**Given problem**.
Your task is to locate every line holding the string "that" and to copy each of them.

**Records to use**.
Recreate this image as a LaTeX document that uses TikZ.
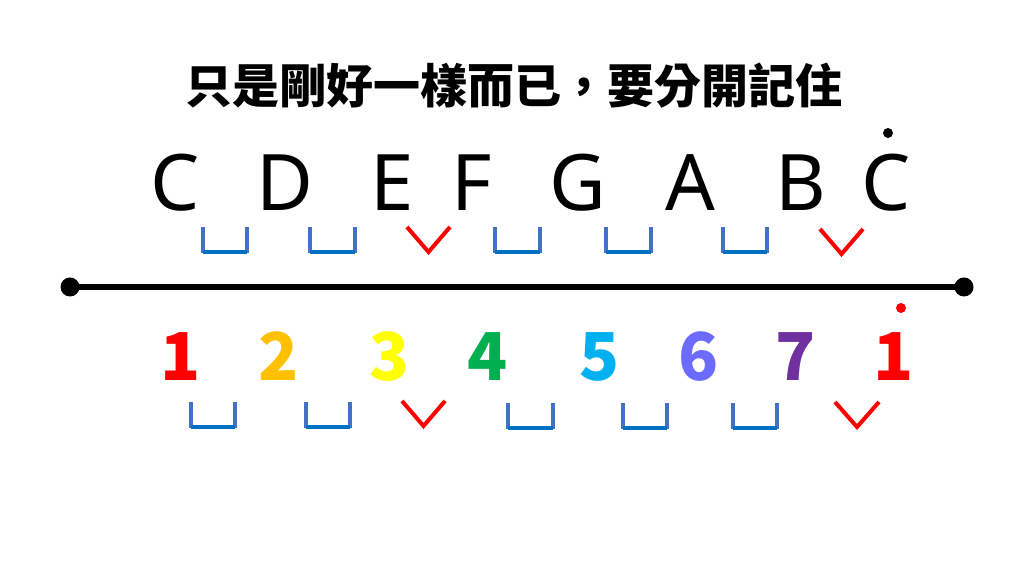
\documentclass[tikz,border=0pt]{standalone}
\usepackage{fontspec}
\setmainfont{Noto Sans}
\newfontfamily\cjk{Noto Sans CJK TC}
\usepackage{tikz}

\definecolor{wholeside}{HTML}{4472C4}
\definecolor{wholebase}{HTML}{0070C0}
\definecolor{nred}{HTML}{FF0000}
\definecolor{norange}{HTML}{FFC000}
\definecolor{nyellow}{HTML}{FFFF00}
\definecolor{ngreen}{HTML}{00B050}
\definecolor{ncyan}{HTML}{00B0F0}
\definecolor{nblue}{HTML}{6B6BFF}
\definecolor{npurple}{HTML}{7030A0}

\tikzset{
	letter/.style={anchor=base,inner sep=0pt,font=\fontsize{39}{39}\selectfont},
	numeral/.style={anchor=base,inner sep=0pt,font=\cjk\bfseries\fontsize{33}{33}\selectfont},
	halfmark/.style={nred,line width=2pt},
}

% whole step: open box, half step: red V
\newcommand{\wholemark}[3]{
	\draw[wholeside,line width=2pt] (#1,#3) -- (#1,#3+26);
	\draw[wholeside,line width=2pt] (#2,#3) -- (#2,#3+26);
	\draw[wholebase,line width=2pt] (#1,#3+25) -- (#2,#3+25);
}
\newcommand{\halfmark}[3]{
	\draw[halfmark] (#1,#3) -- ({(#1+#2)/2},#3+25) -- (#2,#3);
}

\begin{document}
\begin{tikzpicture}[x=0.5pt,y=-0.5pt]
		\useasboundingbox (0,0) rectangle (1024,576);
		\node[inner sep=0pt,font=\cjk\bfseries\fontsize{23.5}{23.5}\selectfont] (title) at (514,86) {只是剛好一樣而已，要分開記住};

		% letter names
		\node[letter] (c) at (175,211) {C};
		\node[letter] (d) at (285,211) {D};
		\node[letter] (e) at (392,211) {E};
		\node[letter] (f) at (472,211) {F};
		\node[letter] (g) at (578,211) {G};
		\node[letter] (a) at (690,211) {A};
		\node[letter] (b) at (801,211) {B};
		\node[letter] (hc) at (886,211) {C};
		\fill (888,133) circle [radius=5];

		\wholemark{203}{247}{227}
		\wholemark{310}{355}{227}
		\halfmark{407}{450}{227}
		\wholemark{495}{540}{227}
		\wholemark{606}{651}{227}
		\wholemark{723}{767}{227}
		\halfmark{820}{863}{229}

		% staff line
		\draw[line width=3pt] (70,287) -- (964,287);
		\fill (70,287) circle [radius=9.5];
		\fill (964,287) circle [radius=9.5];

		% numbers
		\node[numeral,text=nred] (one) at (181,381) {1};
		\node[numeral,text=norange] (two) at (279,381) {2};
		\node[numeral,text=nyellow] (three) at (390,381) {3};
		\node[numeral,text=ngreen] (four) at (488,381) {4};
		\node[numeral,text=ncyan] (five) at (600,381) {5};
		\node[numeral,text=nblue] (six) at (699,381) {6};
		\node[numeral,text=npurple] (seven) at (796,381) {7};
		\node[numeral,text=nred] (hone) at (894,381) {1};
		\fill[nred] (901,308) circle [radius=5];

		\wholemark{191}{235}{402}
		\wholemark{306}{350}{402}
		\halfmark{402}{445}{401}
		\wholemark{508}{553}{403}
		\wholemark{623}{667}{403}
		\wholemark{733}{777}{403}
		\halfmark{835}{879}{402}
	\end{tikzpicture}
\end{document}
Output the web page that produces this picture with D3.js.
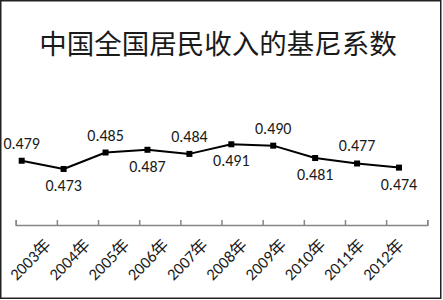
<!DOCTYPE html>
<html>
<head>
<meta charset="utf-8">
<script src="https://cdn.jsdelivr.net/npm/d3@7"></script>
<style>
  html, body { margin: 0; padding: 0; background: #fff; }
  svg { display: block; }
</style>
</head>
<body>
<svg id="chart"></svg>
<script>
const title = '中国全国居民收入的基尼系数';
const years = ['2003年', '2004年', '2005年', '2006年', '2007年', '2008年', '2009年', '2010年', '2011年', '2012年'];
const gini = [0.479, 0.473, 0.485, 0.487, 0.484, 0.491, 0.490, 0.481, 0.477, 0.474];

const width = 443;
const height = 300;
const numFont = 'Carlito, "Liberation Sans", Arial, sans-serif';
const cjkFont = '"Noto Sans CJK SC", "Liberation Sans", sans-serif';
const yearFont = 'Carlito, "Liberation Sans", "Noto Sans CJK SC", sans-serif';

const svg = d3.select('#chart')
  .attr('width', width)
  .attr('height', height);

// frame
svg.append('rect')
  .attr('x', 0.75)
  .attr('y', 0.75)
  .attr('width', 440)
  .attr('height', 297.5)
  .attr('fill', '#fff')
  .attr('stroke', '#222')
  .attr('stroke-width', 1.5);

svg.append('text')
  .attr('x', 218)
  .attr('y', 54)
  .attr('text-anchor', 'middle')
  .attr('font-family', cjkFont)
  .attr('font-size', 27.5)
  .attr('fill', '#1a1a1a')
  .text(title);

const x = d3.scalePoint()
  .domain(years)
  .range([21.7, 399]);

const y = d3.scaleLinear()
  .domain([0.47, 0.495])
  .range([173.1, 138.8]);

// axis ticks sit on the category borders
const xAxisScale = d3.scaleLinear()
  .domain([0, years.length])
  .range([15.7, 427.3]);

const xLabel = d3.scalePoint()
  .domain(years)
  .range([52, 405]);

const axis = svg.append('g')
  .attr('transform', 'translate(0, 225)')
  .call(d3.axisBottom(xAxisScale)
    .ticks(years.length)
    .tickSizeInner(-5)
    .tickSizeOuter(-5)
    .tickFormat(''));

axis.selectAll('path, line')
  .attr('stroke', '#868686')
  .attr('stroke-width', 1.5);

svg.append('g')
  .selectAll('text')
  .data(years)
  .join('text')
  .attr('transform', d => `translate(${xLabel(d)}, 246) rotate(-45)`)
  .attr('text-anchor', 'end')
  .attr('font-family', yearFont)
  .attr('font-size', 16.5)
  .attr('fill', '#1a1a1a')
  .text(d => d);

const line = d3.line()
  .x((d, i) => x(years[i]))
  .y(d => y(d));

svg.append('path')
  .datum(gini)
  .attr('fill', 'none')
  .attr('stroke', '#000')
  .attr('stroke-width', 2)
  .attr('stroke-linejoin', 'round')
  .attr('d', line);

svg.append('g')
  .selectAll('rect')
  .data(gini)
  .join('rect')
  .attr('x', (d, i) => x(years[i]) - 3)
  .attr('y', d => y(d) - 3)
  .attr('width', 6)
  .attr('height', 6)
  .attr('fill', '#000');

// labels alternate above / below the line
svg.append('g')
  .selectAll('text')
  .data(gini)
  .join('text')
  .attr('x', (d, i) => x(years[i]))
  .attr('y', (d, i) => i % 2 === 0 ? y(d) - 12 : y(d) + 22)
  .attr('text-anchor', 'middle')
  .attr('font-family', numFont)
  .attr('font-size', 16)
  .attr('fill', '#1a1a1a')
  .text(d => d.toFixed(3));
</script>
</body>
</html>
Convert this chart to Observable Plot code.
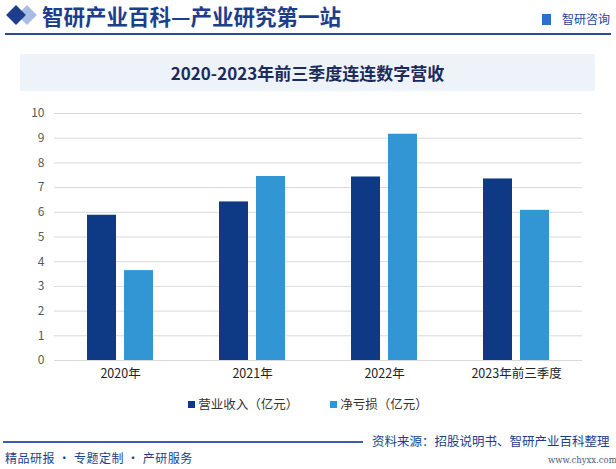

**Result of this task**.
Recreate this image as a LaTeX document that uses TikZ.
Output the web page that produces this picture with D3.js.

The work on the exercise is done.